• _Short task_: Go through the data and copy every line exactly, but not the images.

-------

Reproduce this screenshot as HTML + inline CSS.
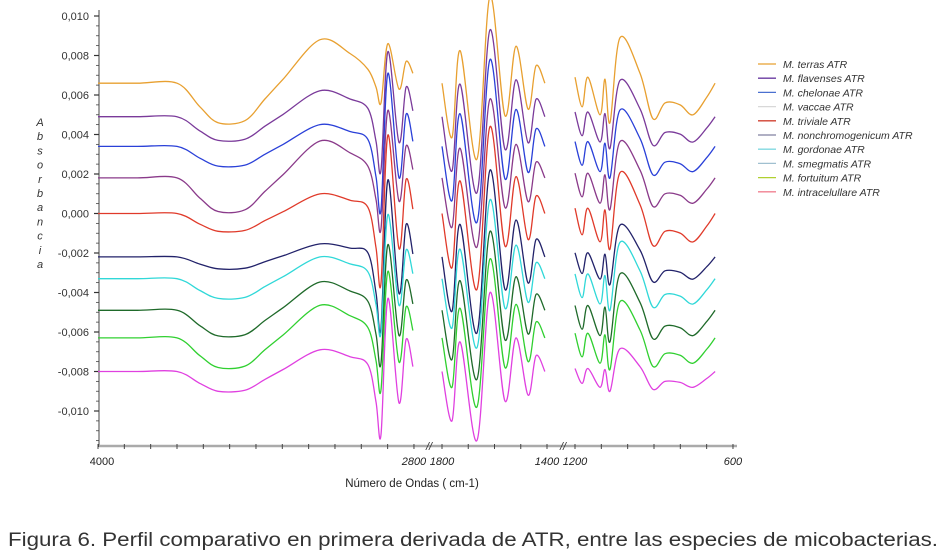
<!DOCTYPE html>
<html><head><meta charset="utf-8"><style>
body{margin:0;background:#fff;width:947px;height:556px;overflow:hidden}
svg{display:block}
text{font-family:"Liberation Sans",Arial,sans-serif}
</style></head><body>
<svg id="chart" width="947" height="556" viewBox="0 0 947 556" xmlns="http://www.w3.org/2000/svg">
<g id="axes"></g>
<g id="series"></g>
<g id="legend"></g>
<text x="412" y="487" font-size="11.5" text-anchor="middle" fill="#222">Número de Ondas ( cm-1)</text>
<text x="8" y="546" font-size="19" fill="#333" textLength="930" lengthAdjust="spacingAndGlyphs">Figura 6. Perfil comparativo en primera derivada de ATR, entre las especies de micobacterias.</text>
</svg>
<script>
// ---- data ----
const seriesNames = ["M. terras ATR","M. flavenses ATR","M. chelonae ATR","M. vaccae ATR","M. triviale ATR","M. nonchromogenicum ATR","M. gordonae ATR","M. smegmatis ATR","M. fortuitum ATR","M. intracelullare ATR"];
const seriesColors = ["#e8a030","#7a3a9a","#2a40d8","#8a3a8a","#e03a2a","#22226a","#30d8d8","#1f6a2a","#30d030","#e040e0"];
const legendColors = ["#e8a030","#6a3aa0","#4a70d0","#d8d8d8","#d04030","#8080a0","#80d8e0","#a0c0d0","#b0d030","#f08090"];
const seriesBase = [0.0066,0.0049,0.0034,0.0018,0.0000,-0.0022,-0.0033,-0.0049,-0.0063,-0.0080];
const smoothAmp = [1.0,0.6,0.5,0.85,0.45,0.3,0.5,0.65,0.75,0.5];
const sharpAmp = [1.0,2.0,2.3,2.0,2.5,2.5,2.0,2.0,2.0,2.3];
const band2Amp = [1.1,1.1,1.1,1.0,1.1,1.1,1.0,1.0,1.0,1.0];
const band3Amp = [1.0,0.8,0.8,0.8,0.9,0.7,0.8,0.8,0.8,0.5];
// shared spectral profiles (wavenumber, deviation)
const region1Wn = [4000,3850,3700,3613,3544,3442,3366,3297,3157,3043,2975,2944,2925,2899,2857,2830,2804];
const region1Smooth = [0,0,0,-0.0012,-0.002,-0.0019,-0.0008,0.0002,0.0022,0.0015,0.0007,0.0006,0.0005,0.0005,0.0005,0.0005,0.0005];
const region1Sharp = [0,0,0,0,0,0,0,0,0,0,0,-0.0008,-0.0015,0.0015,-0.0008,0.0006,0];
const region2Wn = [1800,1762,1731,1667,1617,1560,1518,1472,1442,1408];
const region2Dev = [0,-0.0025,0.0015,-0.0035,0.004,-0.0015,0.0017,-0.0012,0.0008,0];
const region3Wn = [1200,1173,1151,1105,1086,1067,1029,953,904,858,801,752,699,668];
const region3Dev = [0.0003,-0.0012,0.0003,-0.0016,0.0002,-0.002,0.0023,0.0005,-0.0018,-0.001,-0.0011,-0.0016,-0.0007,0];
const yTicks = [0.010,0.008,0.006,0.004,0.002,0.000,-0.002,-0.004,-0.006,-0.008,-0.010];
const xTickLabels = [4000,2800,1800,1400,1200,600];

// ---- scales ----
const NS="http://www.w3.org/2000/svg";
function y(v){return 213.5 - v*19750;}
function x(wn){
  if(wn>=2000) return 98 + (4000-wn)*0.2633;
  if(wn>=1300) return 442 + (1800-wn)*0.2625;
  return 575 + (1200-wn)*0.2633;
}
function mk(tag,attrs,parent){const e=document.createElementNS(NS,tag);for(const k in attrs)e.setAttribute(k,attrs[k]);parent.appendChild(e);return e;}
function fmt(v){return (v<0?"-":"")+Math.abs(v).toFixed(3).replace(".",",");}
function crPath(pts){
  let d="M"+pts[0][0].toFixed(1)+","+pts[0][1].toFixed(1);
  for(let i=0;i<pts.length-1;i++){
    const p0=pts[Math.max(0,i-1)],p1=pts[i],p2=pts[i+1],p3=pts[Math.min(pts.length-1,i+2)];
    const c1=[p1[0]+(p2[0]-p0[0])/6,p1[1]+(p2[1]-p0[1])/6];
    const c2=[p2[0]-(p3[0]-p1[0])/6,p2[1]-(p3[1]-p1[1])/6];
    d+=" C"+c1[0].toFixed(1)+","+c1[1].toFixed(1)+" "+c2[0].toFixed(1)+","+c2[1].toFixed(1)+" "+p2[0].toFixed(1)+","+p2[1].toFixed(1);
  }
  return d;
}

// ---- axes ----
const ax=document.getElementById("axes");
const yl=mk("line",{x1:99,y1:10,x2:99,y2:447,stroke:"#444","stroke-width":1},ax);


for(let v=-0.0115;v<=0.01001;v+=0.0005){
  const t=mk("line",{x1:96,x2:99,y1:y(v),y2:y(v),stroke:"#444","stroke-width":0.8},ax);
  
  
}
yTicks.forEach(v=>{
  const t=mk("line",{x1:94,x2:99,y1:y(v),y2:y(v),stroke:"#333","stroke-width":1.2},ax);
  
  
  const l=mk("text",{x:89,y:y(v)+4,"font-size":11,"text-anchor":"end",fill:"#333"},ax);
  l.textContent=fmt(v);
  
  
});
const yt=mk("text",{x:40,y:120,"font-size":11,"font-style":"italic",fill:"#333","text-anchor":"middle"},ax);


"Absorbancia".split("").forEach((c,i)=>{const s=mk("tspan",{x:40,y:126+i*14.2},yt);s.textContent=c;});
const xl=mk("line",{x1:99,y1:446,x2:737,y2:446,stroke:"#aaa","stroke-width":2.5},ax);


for(let wn=4000;wn>=2800;wn-=100){const t=mk("line",{x1:x(wn),x2:x(wn),y1:444,y2:449,stroke:"#444"},ax);}
for(let wn=1800;wn>=1400;wn-=100){const t=mk("line",{x1:x(wn),x2:x(wn),y1:444,y2:449,stroke:"#444"},ax);}
for(let wn=1200;wn>=600;wn-=100){const t=mk("line",{x1:x(wn),x2:x(wn),y1:444,y2:449,stroke:"#444"},ax);}
xTickLabels.forEach(wn=>{
  const l=mk("text",{x:x(wn)+(wn===4000?4:0),y:465,"font-size":11,"text-anchor":"middle",fill:"#222","font-style":(wn===4000?"normal":"italic")},ax);
  l.textContent=wn;
  
  
});
[429,563].forEach(px=>{
  const b=mk("text",{x:px,y:450,"font-size":11,"text-anchor":"middle",fill:"#333","font-style":"italic"},ax);
  b.textContent="//";
  
  
});

// ---- series ----
const sg=document.getElementById("series");
seriesNames.forEach((name,i)=>{
  const g=mk("g",{},sg);
  
  
  const p1=region1Wn.map((wn,k)=>[x(wn),y(seriesBase[i]+smoothAmp[i]*region1Smooth[k]+sharpAmp[i]*region1Sharp[k])]);
  const p2=region2Wn.map((wn,k)=>[x(wn),y(seriesBase[i]+band2Amp[i]*region2Dev[k])]);
  const p3=region3Wn.map((wn,k)=>[x(wn),y(seriesBase[i]+band3Amp[i]*region3Dev[k])]);
  [p1,p2,p3].forEach((pts,r)=>{
    const p=mk("path",{d:crPath(pts),fill:"none",stroke:seriesColors[i],"stroke-width":1.3},g);
    
    
  });
});

// ---- legend ----
const lg=document.getElementById("legend");
seriesNames.forEach((name,i)=>{
  const g=mk("g",{},lg);
  
  
  const yy=64+i*14.2;
  mk("line",{x1:758,x2:776,y1:yy,y2:yy,stroke:legendColors[i],"stroke-width":1.3},g);
  const t=mk("text",{x:783,y:yy+4,"font-size":10.5,"font-style":"italic",fill:"#333"},g);
  t.textContent=name;
});
</script>
</body></html>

-------

• _Solution for this problem_:
Reproduce this screenshot as HTML + inline CSS.
<!DOCTYPE html>
<html><head><meta charset="utf-8"><style>
body{margin:0;background:#fff;width:947px;height:556px;overflow:hidden}
svg{display:block}
text{font-family:"Liberation Sans",Arial,sans-serif}
</style></head><body>
<svg id="chart" width="947" height="556" viewBox="0 0 947 556" xmlns="http://www.w3.org/2000/svg">
<g id="axes"></g>
<g id="series"></g>
<g id="legend"></g>
<text x="412" y="487" font-size="11.5" text-anchor="middle" fill="#222">Número de Ondas ( cm-1)</text>
<text x="8" y="546" font-size="19" fill="#333" textLength="930" lengthAdjust="spacingAndGlyphs">Figura 6. Perfil comparativo en primera derivada de ATR, entre las especies de micobacterias.</text>
</svg>
<script>
// ---- data ----
const seriesNames = ["M. terras ATR","M. flavenses ATR","M. chelonae ATR","M. vaccae ATR","M. triviale ATR","M. nonchromogenicum ATR","M. gordonae ATR","M. smegmatis ATR","M. fortuitum ATR","M. intracelullare ATR"];
const seriesColors = ["#e8a030","#7a3a9a","#2a40d8","#8a3a8a","#e03a2a","#22226a","#30d8d8","#1f6a2a","#30d030","#e040e0"];
const legendColors = ["#e8a030","#6a3aa0","#4a70d0","#d8d8d8","#d04030","#8080a0","#80d8e0","#a0c0d0","#b0d030","#f08090"];
const seriesBase = [0.0066,0.0049,0.0034,0.0018,0.0000,-0.0022,-0.0033,-0.0049,-0.0063,-0.0080];
const smoothAmp = [1.0,0.6,0.5,0.85,0.45,0.3,0.5,0.65,0.75,0.5];
const sharpAmp = [1.0,2.0,2.3,2.0,2.5,2.5,2.0,2.0,2.0,2.3];
const band2Amp = [1.1,1.1,1.1,1.0,1.1,1.1,1.0,1.0,1.0,1.0];
const band3Amp = [1.0,0.8,0.8,0.8,0.9,0.7,0.8,0.8,0.8,0.5];
// shared spectral profiles (wavenumber, deviation)
const region1Wn = [4000,3850,3700,3613,3544,3442,3366,3297,3157,3043,2975,2944,2925,2899,2857,2830,2804];
const region1Smooth = [0,0,0,-0.0012,-0.002,-0.0019,-0.0008,0.0002,0.0022,0.0015,0.0007,0.0006,0.0005,0.0005,0.0005,0.0005,0.0005];
const region1Sharp = [0,0,0,0,0,0,0,0,0,0,0,-0.0008,-0.0015,0.0015,-0.0008,0.0006,0];
const region2Wn = [1800,1762,1731,1667,1617,1560,1518,1472,1442,1408];
const region2Dev = [0,-0.0025,0.0015,-0.0035,0.004,-0.0015,0.0017,-0.0012,0.0008,0];
const region3Wn = [1200,1173,1151,1105,1086,1067,1029,953,904,858,801,752,699,668];
const region3Dev = [0.0003,-0.0012,0.0003,-0.0016,0.0002,-0.002,0.0023,0.0005,-0.0018,-0.001,-0.0011,-0.0016,-0.0007,0];
const yTicks = [0.010,0.008,0.006,0.004,0.002,0.000,-0.002,-0.004,-0.006,-0.008,-0.010];
const xTickLabels = [4000,2800,1800,1400,1200,600];

// ---- scales ----
const NS="http://www.w3.org/2000/svg";
function y(v){return 213.5 - v*19750;}
function x(wn){
  if(wn>=2000) return 98 + (4000-wn)*0.2633;
  if(wn>=1300) return 442 + (1800-wn)*0.2625;
  return 575 + (1200-wn)*0.2633;
}
function mk(tag,attrs,parent){const e=document.createElementNS(NS,tag);for(const k in attrs)e.setAttribute(k,attrs[k]);parent.appendChild(e);return e;}
function fmt(v){return (v<0?"-":"")+Math.abs(v).toFixed(3).replace(".",",");}
function crPath(pts){
  let d="M"+pts[0][0].toFixed(1)+","+pts[0][1].toFixed(1);
  for(let i=0;i<pts.length-1;i++){
    const p0=pts[Math.max(0,i-1)],p1=pts[i],p2=pts[i+1],p3=pts[Math.min(pts.length-1,i+2)];
    const c1=[p1[0]+(p2[0]-p0[0])/6,p1[1]+(p2[1]-p0[1])/6];
    const c2=[p2[0]-(p3[0]-p1[0])/6,p2[1]-(p3[1]-p1[1])/6];
    d+=" C"+c1[0].toFixed(1)+","+c1[1].toFixed(1)+" "+c2[0].toFixed(1)+","+c2[1].toFixed(1)+" "+p2[0].toFixed(1)+","+p2[1].toFixed(1);
  }
  return d;
}

// ---- axes ----
const ax=document.getElementById("axes");
const yl=mk("line",{x1:99,y1:10,x2:99,y2:447,stroke:"#444","stroke-width":1},ax);


for(let v=-0.0115;v<=0.01001;v+=0.0005){
  const t=mk("line",{x1:96,x2:99,y1:y(v),y2:y(v),stroke:"#444","stroke-width":0.8},ax);
  
  
}
yTicks.forEach(v=>{
  const t=mk("line",{x1:94,x2:99,y1:y(v),y2:y(v),stroke:"#333","stroke-width":1.2},ax);
  
  
  const l=mk("text",{x:89,y:y(v)+4,"font-size":11,"text-anchor":"end",fill:"#333"},ax);
  l.textContent=fmt(v);
  
  
});
const yt=mk("text",{x:40,y:120,"font-size":11,"font-style":"italic",fill:"#333","text-anchor":"middle"},ax);


"Absorbancia".split("").forEach((c,i)=>{const s=mk("tspan",{x:40,y:126+i*14.2},yt);s.textContent=c;});
const xl=mk("line",{x1:99,y1:446,x2:737,y2:446,stroke:"#aaa","stroke-width":2.5},ax);


for(let wn=4000;wn>=2800;wn-=100){const t=mk("line",{x1:x(wn),x2:x(wn),y1:444,y2:449,stroke:"#444"},ax);}
for(let wn=1800;wn>=1400;wn-=100){const t=mk("line",{x1:x(wn),x2:x(wn),y1:444,y2:449,stroke:"#444"},ax);}
for(let wn=1200;wn>=600;wn-=100){const t=mk("line",{x1:x(wn),x2:x(wn),y1:444,y2:449,stroke:"#444"},ax);}
xTickLabels.forEach(wn=>{
  const l=mk("text",{x:x(wn)+(wn===4000?4:0),y:465,"font-size":11,"text-anchor":"middle",fill:"#222","font-style":(wn===4000?"normal":"italic")},ax);
  l.textContent=wn;
  
  
});
[429,563].forEach(px=>{
  const b=mk("text",{x:px,y:450,"font-size":11,"text-anchor":"middle",fill:"#333","font-style":"italic"},ax);
  b.textContent="//";
  
  
});

// ---- series ----
const sg=document.getElementById("series");
seriesNames.forEach((name,i)=>{
  const g=mk("g",{},sg);
  
  
  const p1=region1Wn.map((wn,k)=>[x(wn),y(seriesBase[i]+smoothAmp[i]*region1Smooth[k]+sharpAmp[i]*region1Sharp[k])]);
  const p2=region2Wn.map((wn,k)=>[x(wn),y(seriesBase[i]+band2Amp[i]*region2Dev[k])]);
  const p3=region3Wn.map((wn,k)=>[x(wn),y(seriesBase[i]+band3Amp[i]*region3Dev[k])]);
  [p1,p2,p3].forEach((pts,r)=>{
    const p=mk("path",{d:crPath(pts),fill:"none",stroke:seriesColors[i],"stroke-width":1.3},g);
    
    
  });
});

// ---- legend ----
const lg=document.getElementById("legend");
seriesNames.forEach((name,i)=>{
  const g=mk("g",{},lg);
  
  
  const yy=64+i*14.2;
  mk("line",{x1:758,x2:776,y1:yy,y2:yy,stroke:legendColors[i],"stroke-width":1.3},g);
  const t=mk("text",{x:783,y:yy+4,"font-size":10.5,"font-style":"italic",fill:"#333"},g);
  t.textContent=name;
});
</script>
</body></html>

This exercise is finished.